18.7.13

On Reading James Baldwin

At the end of the academic year, as a final reading for Classics of Social and Political Thought, I gave my students James Baldwin's The Fire Next Time. There were a number of reasons for this: one of the climactic scenes takes place in Hyde Park, at a house they could easily walk to; it updates the conversation on race through the mid-60s, and gives them something newer than W.E.B. DuBois to think about; it allows them an option on racial questions that avoids lionizing Malcolm X or martyring Martin Luther King, both of which flatten the contradictions that make them interesting and admirable. Baldwin ends by conjuring up visions of black America on the south side of Chicago, and everywhere. His repeated line is "what happens to all that beauty?"--all those lives that are lost or forgotten.

I also assign it because I read it shortly after the end of my freshman year of college, and it had a profound effect on me. Baldwin came to me from Cornel West, who directed me to DuBois, and Malcolm X, and many of the other highlights of black American culture. I assigned it because I wanted it to have the effect on someone else that it had on me: a life-shaking realization of what the world was like for people who were not me. One might be inclined to view this as an example of thinking literature can change people: it certainly changed me. But, I have come to realize, it changed me because I was prepared to be changed.

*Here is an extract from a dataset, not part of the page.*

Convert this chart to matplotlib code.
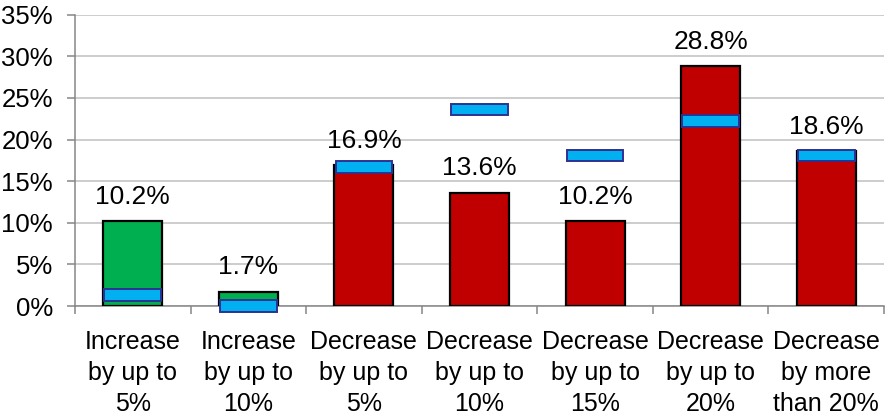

Some relevant facts about me not otherwise known to the internet:
*From approximately 7th grade to approximately 10th grade, I was bullied. I've had a very slight sibilant S since childhood, which sounds not unlike a lisp, on occasion. I was tall and skinny and not particularly interested in sports or cars; I liked to read. This made me a target, and the epithets of choice implied homosexuality. These threats were mostly that--threats--except for a few brief incidents. But the threat of violence is psychologically damaging in its own way. Sure, the kids in the pickup truck who stopped as I was walking down the street to yell "fag!" at me were probably not going to get out of said truck and make good on their threats, but probabilistic knowledge is cold comfort. I had some small consolation in the fact that the basis of their threats was untrue and, lo and behold, the threats dried up not soon after I started dating my first girlfriend, but there's something about knowing you might be subject to violence for no reason under your control that's hard to shake.
*From 10th grade or so until my sophomore year of college, I had long hair. I have been stopped and frisked by the police for the crime of sitting on a friend's car (and been singled out from the people I was with for that honor), and been frustrated by the indifference that attached to attempting to report someone's official misbehavior--city and state police shuttled me back and forth so many times, each denying responsibility, that I eventually gave up. I've had the experience of store owners send employees around to follow me and make sure I don't shoplift or otherwise cause trouble (and make sure I saw them so I knew it was intentional). When I took introductory philosophy as a freshman, the instructor asked if any of us had this particular experience--the only other one to raise her hand was the one person of color.

My experience was not the universe of experiences: I was only subject to force, never viewed as a threat. It was limited: only a few minutes or hours or random days through a small number of years. It also no longer applies: I look like the sort of person who gets called 'sir' when I wear a suit, and I do. (I additionally had the defiant-teen's ultimate defense, that the various charges stated or implied against me weren't true)

But I think about that radical element that's always been present in my political views, the way in which it was obvious to me that Baldwin was right, that the experience Malcolm X described actually happened, that Ralph Ellison had correctly apprehended both the white and black experience of racial interaction, and it becomes apparent that I responded to all that work because I was primed to recognize the truth in it. The victory it gives is minor: I'm not sure I'm a better person for having read it, though it does make one more aware of the ways in which one falls short, not an insignificant addition. You pick Baldwin because he recognizes all of it, including the continual struggle to be slightly better. It's hard to think of a more fitting task to direct people towards when they're young.